Die Stadt kündigte unmittelbar nach dem neuen Unfall an, keine Busse des Unternehmens mehr einzusetzen. Der Fahrer des am Samstag verunglückten Linienbusses gab nach italienischen Medienberichten an, wegen eines gesundheitlichen Problems die Kontrolle verloren zu haben. Die Stadt hatte den Bus bei dem privaten Unternehmen La Linea gechartert. Die Firma hatte bei dem Unglück am 3. Oktober einen Shuttlebus für einen Campingplatz bereitgestellt.

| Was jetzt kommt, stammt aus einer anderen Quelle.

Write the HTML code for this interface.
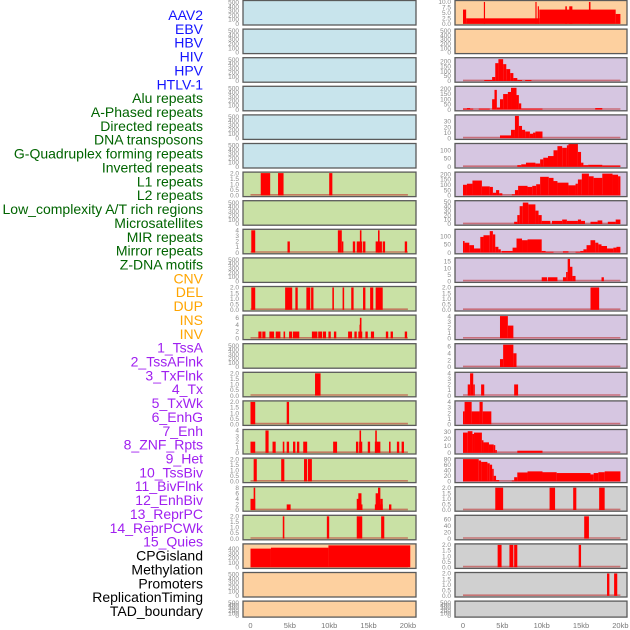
<!DOCTYPE html>
<html><head><meta charset="utf-8"><style>
html,body{margin:0;padding:0;background:#fff;}
svg{display:block;font-family:"Liberation Sans",sans-serif;}
</style></head><body>
<svg id="chart" width="630" height="630" viewBox="0 0 630 630" xmlns="http://www.w3.org/2000/svg"></svg>
<script>
// ---- track labels ----
const trackLabels = ["AAV2","EBV","HBV","HIV","HPV","HTLV-1","Alu repeats","A-Phased repeats","Directed repeats","DNA transposons","G-Quadruplex forming repeats","Inverted repeats","L1 repeats","L2 repeats","Low_complexity A/T rich regions","Microsatellites","MIR repeats","Mirror repeats","Z-DNA motifs","CNV","DEL","DUP","INS","INV","1_TssA","2_TssAFlnk","3_TxFlnk","4_Tx","5_TxWk","6_EnhG","7_Enh","8_ZNF_Rpts","9_Het","10_TssBiv","11_BivFlnk","12_EnhBiv","13_ReprPC","14_ReprPCWk","15_Quies","CPGisland","Methylation","Promoters","ReplicationTiming","TAD_boundary"];
const labelGroupSizes = [6,13,5,15,5];
const labelGroupColors = ["#1414ff","#006400","#ffa500","#a020f0","#000000"];

// ---- x axis ----
const xTicks = [0,5,10,15,20];
const xTickLabels = ["0","5kb","10kb","15kb","20kb"];

// ---- left column tracks (22 rows) ----
const leftFill = ["b","b","b","b","b","b","g","g","g","g","g","g","g","g","g","g","g","g","g","o","o","o"];
const leftYmax = [520,520,520,520,520,520,2,520,4,520,2,6.5,520,2,2,4,2,8,2,480,520,520];
const leftTicks = [
 [0,100,200,300,400,500],[0,100,200,300,400,500],[0,100,200,300,400,500],[0,100,200,300,400,500],[0,100,200,300,400,500],[0,100,200,300,400,500],
 [0,0.5,1,1.5,2],[0,100,200,300,400,500],[0,1,2,3,4],[0,100,200,300,400,500],[0,0.5,1,1.5,2],[0,2,4,6],[0,100,200,300,400,500],
 [0,0.5,1,1.5,2],[0,0.5,1,1.5,2],[0,1,2,3,4],[0,0.5,1,1.5,2],[0,2,4,6,8],[0,0.5,1,1.5,2],[0,100,200,300,400],[0,100,200,300,400,500],[0,100,200,300,400,500]];
const leftSegs = [
 [],[],[],[],[],[],
 [[1.3,2.5,2],[3.5,4.2,2],[10.0,10.4,2]],
 [],
 [[0.1,0.6,4],[4.7,5.0,2],[11.1,11.6,4],[11.6,11.8,2],[13.0,13.3,2],[13.5,14.2,2],[13.9,14.1,4],[14.3,14.6,2],[15.9,16.7,2],[16.2,16.4,4],[16.8,17.1,2],[19.6,19.9,2]],
 [],
 [[0.1,0.6,2],[4.4,5.3,2],[5.7,6.0,2],[7.1,7.6,2],[7.7,8.0,2],[10.4,10.6,2],[11.7,11.9,2],[12.8,13.1,2],[14.3,14.6,2],[15.2,15.6,2],[15.9,16.8,2]],
 [[1.0,1.4,2],[1.5,1.9,2],[2.4,3.0,2],[3.2,3.8,2],[4.2,4.4,2],[4.9,5.3,2],[5.4,6.2,2],[7.8,8.5,2],[8.6,9.1,2],[9.2,9.6,2],[9.9,10.2,2],[10.6,10.9,2],[12.4,12.9,2],[13.2,13.5,2],[13.7,14.2,2],[13.85,13.95,4],[13.9,14.1,6],[14.6,14.9,2],[15.3,15.7,2],[17.2,17.5,2],[17.8,18.1,2],[19.6,19.9,2]],
 [],
 [[8.2,8.9,2]],
 [[0.0,0.6,2],[4.6,4.9,2]],
 [[0.0,0.6,2],[1.9,2.3,4],[2.8,3.2,2],[4.1,4.3,2],[4.6,4.9,2],[5.4,5.7,2],[5.9,6.2,2],[6.7,7.2,2],[10.5,11.0,2],[13.4,13.7,2],[13.8,14.2,2],[13.85,14.05,4],[14.9,15.2,2],[15.8,16.5,2],[15.85,16.05,4],[17.6,17.8,2],[18.6,18.9,2],[19.2,19.5,2]],
 [[0.4,0.8,2],[3.9,4.3,2],[6.8,7.2,2],[7.3,7.8,2]],
 [[0.0,0.6,4],[0.4,0.6,8],[4.6,5.1,2],[13.5,14.1,4],[13.7,14.1,6],[14.1,14.2,2],[15.8,16.8,2],[15.9,16.2,6],[16.2,16.5,8],[16.5,16.8,4],[17.6,17.9,2]],
 [[4.1,4.3,2],[9.7,10.0,2],[13.5,14.2,2],[16.6,17.0,2]],
 [[0.0,2.6,400],[2.6,9.9,420],[9.9,20.3,470]],
 [],[]];

// ---- right column tracks (22 rows) ----
const rightFill = ["o","o","p","p","p","p","p","p","p","p","p","p","p","p","p","p","p","k","k","k","k","k"];
const rightYmax = [10.2,520,225,215,40,135,210,50,135,17,2,4,6.5,4,4,32,80,2,70,2,2,520];
const rightTicks = [
 [0,2.5,5,7.5,10],[0,100,200,300,400,500],[0,50,100,150,200],[0,50,100,150,200],[0,10,20,30],[0,50,100],[0,50,100,150,200],[0,10,20,30,40,50],[0,50,100],[0,5,10,15],[0,0.5,1,1.5,2],
 [0,1,2,3,4],[0,2,4,6],[0,1,2,3,4],[0,1,2,3,4],[0,10,20,30],[0,20,40,60,80],[0,0.5,1,1.5,2],[0,20,40,60],[0,0.5,1,1.5,2],[0,0.5,1,1.5,2],[0,100,200,300,400,500]];
const rightSegs = [
 [[0.0,0.4,6.5],[0.4,9.7,2.5],[2.65,2.8,10],[9.2,9.35,10],[9.5,9.65,8],[9.7,19.4,6.5],[13.0,13.2,8],[13.5,13.9,8],[16.0,16.2,10],[19.4,20.0,4.5]],
 [],
 [[2.7,3.7,10],[3.7,4.1,40],[4.1,4.5,180],[4.5,5.1,220],[5.1,5.5,170],[5.5,6.0,120],[6.0,6.4,80],[6.4,6.9,30],[6.9,7.5,10],[7.9,8.7,10]],
 [[0.0,1.3,10],[0.5,0.9,15],[2.0,3.4,10],[3.7,4.0,100],[4.0,4.3,190],[4.3,4.7,20],[4.7,5.1,100],[5.1,5.7,150],[5.7,6.1,170],[6.1,6.8,210],[6.8,7.1,140],[7.1,7.4,60],[7.4,10.1,10],[16.8,17.7,15]],
 [[4.7,6.1,5],[6.1,6.6,15],[6.6,7.1,40],[7.1,7.5,22],[7.5,7.9,15],[7.9,8.5,12],[8.5,8.9,8],[8.9,9.2,10],[9.2,10.1,12]],
 [[6.9,7.4,10],[7.4,8.0,15],[8.0,9.2,25],[9.2,9.8,20],[9.8,10.2,45],[10.2,10.8,55],[10.8,11.5,65],[11.5,12.0,100],[12.0,12.6,125],[12.6,13.2,115],[13.2,13.4,130],[13.4,14.6,140],[14.6,15.0,90],[15.0,15.3,25],[15.3,15.9,10],[15.9,17.7,12],[17.7,20.0,8]],
 [[0.0,0.5,100],[0.5,1.2,110],[1.2,2.4,140],[2.4,3.4,85],[3.4,3.8,80],[3.8,4.2,25],[4.2,4.6,50],[4.6,5.0,20],[6.2,6.6,10],[6.6,7.0,50],[7.0,8.2,90],[8.2,8.8,80],[8.8,9.3,90],[9.3,9.8,105],[9.8,10.9,175],[10.9,11.5,165],[11.5,12.0,135],[12.0,13.4,120],[13.4,14.3,95],[14.3,14.6,110],[14.6,15.1,150],[15.1,16.0,205],[16.0,16.6,180],[16.6,17.7,165],[17.7,19.0,205],[19.0,19.7,195],[19.7,20.0,180]],
 [[6.5,6.9,5],[6.9,7.2,20],[7.2,7.6,40],[7.6,8.3,48],[8.3,9.2,44],[9.2,9.6,30],[9.6,10.0,20],[10.0,11.1,7],[11.3,12.6,7],[12.6,13.2,10],[13.2,14.6,7],[14.6,15.0,10],[15.0,15.5,7],[16.2,17.1,5],[17.1,17.7,8],[18.4,19.4,5],[19.4,20.0,10]],
 [[0.0,0.2,70],[0.2,0.8,60],[0.8,1.4,45],[1.4,2.2,25],[2.2,2.6,95],[2.6,3.4,105],[3.4,3.8,130],[3.8,4.1,110],[4.1,4.5,35],[4.5,4.8,20],[4.9,6.3,10],[6.3,6.8,30],[6.8,7.5,85],[7.5,8.2,75],[8.2,10.0,80],[10.0,10.5,10],[10.5,11.5,5],[12.7,13.4,8],[14.3,14.9,5],[14.9,15.3,10],[15.3,15.7,20],[15.7,16.2,45],[16.2,16.8,75],[16.8,17.2,60],[17.2,17.6,50],[17.6,18.3,40],[18.3,19.1,25],[19.1,19.5,30],[19.5,20.0,35]],
 [[10.0,10.7,3],[10.8,12.0,3],[12.7,13.1,3],[13.1,13.3,7],[13.3,13.6,17],[13.6,13.9,11],[13.9,14.3,4],[17.6,17.9,3]],
 [[16.2,17.3,2]],
 [[4.7,5.7,4],[5.7,6.4,2.3]],
 [[4.7,5.1,2.3],[5.1,6.4,6.5],[6.4,6.8,4]],
 [[0.6,0.9,2],[0.9,1.3,4],[1.3,1.5,2],[2.3,2.7,2],[6.5,7.0,2]],
 [[0.0,0.2,2.3],[0.2,1.1,4],[1.1,2.1,2.3],[2.1,2.5,4],[2.5,3.6,2.3]],
 [[0.0,0.6,29],[0.6,1.2,31],[1.2,1.4,27],[1.4,2.4,29],[2.4,2.6,18],[2.6,3.3,15],[3.3,3.9,12],[3.9,4.1,11],[4.1,4.3,4],[6.9,10.1,3]],
 [[0.0,2.0,80],[2.0,2.3,75],[2.3,3.1,70],[3.1,3.4,65],[3.4,3.7,60],[3.7,3.9,45],[3.9,4.2,20],[4.2,4.6,5],[6.2,6.5,3],[6.5,6.9,15],[6.9,8.2,32],[8.2,10.1,36],[10.1,11.9,33],[11.9,16.2,30],[16.2,16.6,25],[16.6,17.2,30],[17.2,18.0,33],[18.0,20.0,36]],
 [[4.1,5.1,2],[11.0,11.7,2],[14.0,14.4,2],[17.3,18.0,2]],
 [[15.4,16.0,70]],
 [[4.4,4.9,2],[5.9,6.4,2],[6.5,6.9,2],[14.7,15.0,2]],
 [[18.3,18.6,2],[19.2,19.6,2]],
 []];

const fillColors = {b:"#c8e4ec", g:"#c9e1a5", o:"#fdd09f", p:"#d6c6e1", k:"#d0d0d0"};
const NS = "http://www.w3.org/2000/svg";
const svg = document.getElementById("chart");
function mk(tag, attrs, parent){
  const e = document.createElementNS(NS, tag);
  for (const k in attrs) e.setAttribute(k, attrs[k]);
  (parent||svg).appendChild(e);
  return e;
}
function fmt(t, ticks){
  const frac = ticks.some(v => Math.abs(v - Math.round(v)) > 1e-9);
  return frac ? t.toFixed(1) : String(t);
}

// labels
let li = 0;
labelGroupSizes.forEach((n, gi) => {
  for (let k = 0; k < n; k++) {
    const t = mk("text", {x:203, y:20 + li*13.86, "text-anchor":"end", "font-size":"14", fill:labelGroupColors[gi]});
    t.textContent = trackLabels[li];
    
    
    li++;
  }
});

function drawColumn(colName, px0, pw, xBase, fills, ymaxs, ticksArr, segsArr){
  const xs = kb => xBase + kb*7.87;
  for (let r = 0; r < fills.length; r++) {
    const top = r*28.6 + 0.5;
    const h = r === fills.length-1 ? 16 : 24.5;
    const g = mk("g", {});
    
    
    mk("rect", {x:px0, y:top, width:pw, height:h, fill:fillColors[fills[r]]}, g);
    const yb = top + h - 1.2, yt = top + 1;
    const ys = v => yb - v/ymaxs[r]*(yb-yt);
    const segs = segsArr[r];
    if (segs.length) {
      const base = mk("line", {x1:xs(0), x2:xs(20), y1:yb-0.6, y2:yb-0.6, stroke:"rgba(190,40,40,0.55)", "stroke-width":"1.6"}, g);
      
      
    }
    segs.forEach(s => {
      const b = mk("rect", {x:xs(s[0]), y:ys(s[2]), width:Math.max(1, xs(s[1])-xs(s[0])), height:yb-ys(s[2]), fill:"#ff0000"}, g);
      
      
    });
    mk("rect", {x:px0, y:top, width:pw, height:h, fill:"none", stroke:"#5a5a5a", "stroke-width":"1.3"}, g);
    ticksArr[r].forEach(t => {
      const tl = mk("text", {x:px0-4, y:ys(t)+2.2, "text-anchor":"end", "font-size":"6.5", fill:"#8a8a8a"}, g);
      tl.textContent = fmt(t, ticksArr[r]);
      
      
    });
  }
  xTicks.forEach((t, i) => {
    const xl = mk("text", {x:xs(t), y:628, "text-anchor":"middle", "font-size":"7.5", fill:"#777"});
    xl.textContent = xTickLabels[i];
    
    
  });
}
drawColumn("left", 243, 173, 250.5, leftFill, leftYmax, leftTicks, leftSegs);
drawColumn("right", 455, 172, 463, rightFill, rightYmax, rightTicks, rightSegs);
</script>
</body></html>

Das furchtbare Unglück könnte den Blick erneut auf die fehlenden (automatischen) Notrufeinrichtungen im Bus lenken. Es gibt weder einen automatischen e-Call, wie er seit 2018 im Pkw vorgeschrieben ist, noch andere Notruffunktionen im Falle eines Fahrerversagens. Lediglich Daimler hat in seinem neuem Active Drive Assist 2 System einen automatischen "Emergency Stop" integriert, der bei Nichtreagieren des Fahrers nach rund 50 Sekunden automatisch die Spur hält und das Fahrzeug sicher zum Stehen bringt. Ob das System in diesem Falle geholfen hätte, ist jedoch reine Spekulation. (dpa)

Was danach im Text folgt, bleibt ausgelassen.